Antifragile: Things That Gain From Disorder
by Nassim Nicholas Taleb
When trader-turned-philosopher Nassim Nicholas Taleb’s Black Swan was published in 2007, the New York Times deemed it a book about “the hubris of predictions—and our perpetual surprise when the not-predicted happens.” Just months later, when financial shocks began to rattle economies across the globe, Taleb’s book took on a prophetic aura and became a best seller. Taleb is now back with what he calls “the last step” of the philosophy he proposed in The Black Swan.
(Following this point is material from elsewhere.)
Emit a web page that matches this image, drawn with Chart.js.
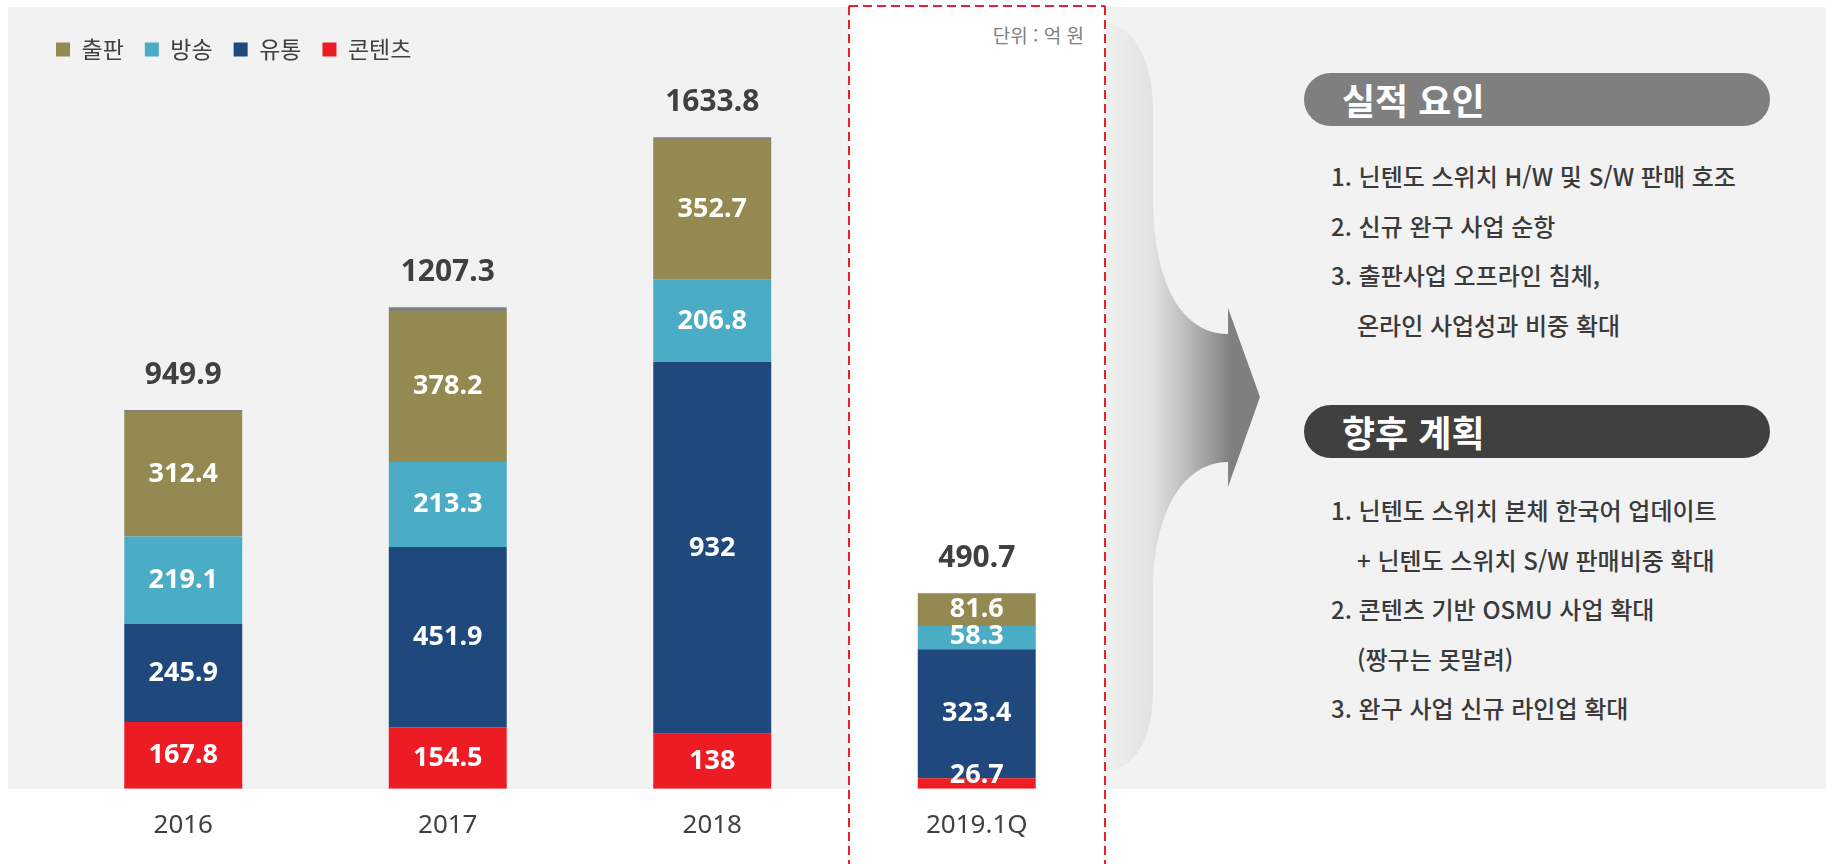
<!DOCTYPE html>
<html lang="ko">
<head>
<meta charset="utf-8">
<script src="https://cdn.jsdelivr.net/npm/chart.js@4.4.1/dist/chart.umd.min.js"></script>
<style>
  html, body { margin: 0; padding: 0; background: #fff; }
  body { width: 1826px; height: 864px; position: relative; overflow: hidden; font-family: "Noto Sans CJK KR", "Noto Sans", sans-serif; }
  .panel { position: absolute; background: #f2f2f2; top: 7px; height: 782px; }
  #p1 { left: 8px; width: 840px; }
  #p2 { left: 1106px; width: 720px; }
  #deco { position: absolute; left: 0; top: 0; }
  #wrap { position: absolute; left: 0; top: 0; width: 1110px; height: 864px; }
  .unit { position: absolute; left: 964px; width: 120px; text-align: right; top: 21px; font-size: 19px; color: #7f7f7f; white-space: nowrap; }
  .pill { position: absolute; left: 1304px; width: 466px; height: 53px; border-radius: 27px; color: #fff; font-size: 36px; font-weight: bold; line-height: 53px; padding-left: 38px; box-sizing: border-box; }
  .list { position: absolute; left: 1331px; font-size: 24px; line-height: 49.5px; color: #3a3a3a; font-weight: 500; white-space: nowrap; }
  .list .ind { padding-left: 26px; }
</style>
</head>
<body>
<div class="panel" id="p1"></div>
<div class="panel" id="p2"></div>

<svg id="deco" width="1826" height="864">
  <defs>
    <linearGradient id="curl" gradientUnits="userSpaceOnUse" x1="1107" y1="0" x2="1232" y2="0">
      <stop offset="0" stop-color="#efefef"/>
      <stop offset="0.36" stop-color="#e2e2e2"/>
      <stop offset="0.62" stop-color="#bebebe"/>
      <stop offset="1" stop-color="#7f7f7f"/>
    </linearGradient>
  </defs>
  <path d="M1107 23 C1135 28 1153 60 1153 110 L1153 205 C1155 290 1185 334 1228 334 L1228 308 L1260 397 L1228 487 L1228 462 C1185 462 1153 510 1153 590 L1153 690 C1153 740 1135 768 1107 771 Z" fill="url(#curl)"/>
  <g stroke="#e8202a" stroke-width="2" stroke-dasharray="9 5" fill="none">
    <line x1="849" y1="6" x2="849" y2="864"/>
    <line x1="1105" y1="6" x2="1105" y2="864"/>
    <line x1="849" y1="6" x2="1105" y2="6"/>
  </g>
</svg>

<div class="unit">단위 : 억 원</div>

<div class="pill" style="top:73px; background:#7f7f7f;">실적 요인</div>
<div class="list" style="top:151px;">
  <div>1. 닌텐도 스위치 H/W 및 S/W 판매 호조</div>
  <div>2. 신규 완구 사업 순항</div>
  <div>3. 출판사업 오프라인 침체,</div>
  <div class="ind">온라인 사업성과 비중 확대</div>
</div>

<div class="pill" style="top:405px; background:#404040;">향후 계획</div>
<div class="list" style="top:485px;">
  <div>1. 닌텐도 스위치 본체 한국어 업데이트</div>
  <div class="ind">+ 닌텐도 스위치 S/W 판매비중 확대</div>
  <div>2. 콘텐츠 기반 OSMU 사업 확대</div>
  <div class="ind">(짱구는 못말려)</div>
  <div>3. 완구 사업 신규 라인업 확대</div>
</div>

<div id="wrap"><canvas id="chart" width="1110" height="864"></canvas></div>

<script>
  // 단위: 억 원
  const years = ['2016', '2017', '2018', '2019.1Q'];
  const contents = [167.8, 154.5, 138, 26.7];      // 콘텐츠
  const distribution = [245.9, 451.9, 932, 323.4]; // 유통
  const broadcast = [219.1, 213.3, 206.8, 58.3];   // 방송
  const publishing = [312.4, 378.2, 352.7, 81.6];  // 출판
  const others = [4.7, 9.4, 4.3, 0.7];             // 나머지 (맨 위 얇은 회색)
  const totals = [949.9, 1207.3, 1633.8, 490.7];

  const labelFont = '"Noto Sans", "Noto Sans CJK KR", sans-serif';

  const segLabels = {
    id: 'segLabels',
    afterDatasetsDraw(chart) {
      const ctx = chart.ctx;
      ctx.save();
      ctx.textAlign = 'center';
      ctx.textBaseline = 'middle';
      ctx.font = 'bold 27px ' + labelFont;
      ctx.fillStyle = '#ffffff';
      for (let di = 0; di < 4; di++) {
        const vals = chart.data.datasets[di].data;
        chart.getDatasetMeta(di).data.forEach((bar, i) => {
          const mid = (bar.y + bar.base) / 2;
          ctx.fillText(String(vals[i]), bar.x, Math.min(mid, bar.base - 13));
        });
      }
      // 합계
      ctx.font = 'bold 30px ' + labelFont;
      ctx.fillStyle = '#404040';
      chart.getDatasetMeta(4).data.forEach((bar, i) => {
        ctx.fillText(totals[i].toFixed(1), bar.x, bar.y - 35);
      });
      ctx.restore();
    }
  };

  new Chart(document.getElementById('chart'), {
    type: 'bar',
    data: {
      labels: years,
      datasets: [
        { label: '콘텐츠', data: contents, backgroundColor: '#ed1c24' },
        { label: '유통', data: distribution, backgroundColor: '#1f497d' },
        { label: '방송', data: broadcast, backgroundColor: '#4bacc6' },
        { label: '출판', data: publishing, backgroundColor: '#938951' },
        { label: '기타', data: others, backgroundColor: '#808080' }
      ]
    },
    options: {
      responsive: false,
      animation: false,
      datasets: {
        bar: { barPercentage: 0.446, categoryPercentage: 1, borderWidth: 0 }
      },
      layout: { padding: { left: 35, right: 1, top: 17, bottom: 2 } },
      plugins: {
        tooltip: { enabled: false },
        legend: {
          position: 'top',
          align: 'start',
          reverse: true,
          labels: {
            boxWidth: 14,
            boxHeight: 14,
            padding: 21,
            color: '#404040',
            font: { size: 23, family: '"Noto Sans CJK KR", sans-serif' },
            filter: item => item.text !== '기타'
          }
        }
      },
      scales: {
        x: {
          stacked: true,
          grid: { display: false, drawTicks: false },
          border: { display: false },
          ticks: { color: '#404040', padding: 21, font: { size: 26, family: labelFont } }
        },
        y: {
          stacked: true,
          min: 0,
          max: 1800,
          grid: { display: false, drawTicks: false },
          border: { display: false },
          ticks: { display: false },
          afterFit: s => { s.width = 16; }
        }
      }
    },
    plugins: [segLabels]
  });
</script>
</body>
</html>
Antifragile is Taleb’s guide to living in “a world we don’t understand” by embracing the concept of “antifragile.” “Antifragility,” Taleb writes, “is beyond resilience or robustness. The resilient resists shocks and stays the same; the antifragile gets better.” There are many twists and turns to Taleb’s explanation, but, essentially, if something is antifragile, you can beat it up and bat it around, and it will come out better for it. Not exactly an entirely new concept (“what doesn’t kill you...”), but Taleb takes his argument to some unexpected places. Consider twin brothers, one working at a large bank, the other a taxi driver. The bank employee has predictably taken home a large salary; the taxi driver’s pay has been much spottier. But when the bank fails and the 50-something twin loses his job, he faces long odds of finding a new one. Taxi-driver twin, on the other hand, provides a useful and variable service. He is antifragile. Taleb is at his best explaining scenarios such as these. But you’ll also have to wade through his profound antipathy for “bureaucrats, bankers, Davos-attending members of the IAND (International Association of Name Droppers) and academics.” Such name-calling and finger-pointing give his book a catty, bitter tone. Taleb has been commended for his acuity in the run-up to the financial crisis; perhaps he will be vindicated here as well. I, for one, will be impressed with anyone who can get past his brash, dismissive personality to the sometimes compelling ideas and theories underneath.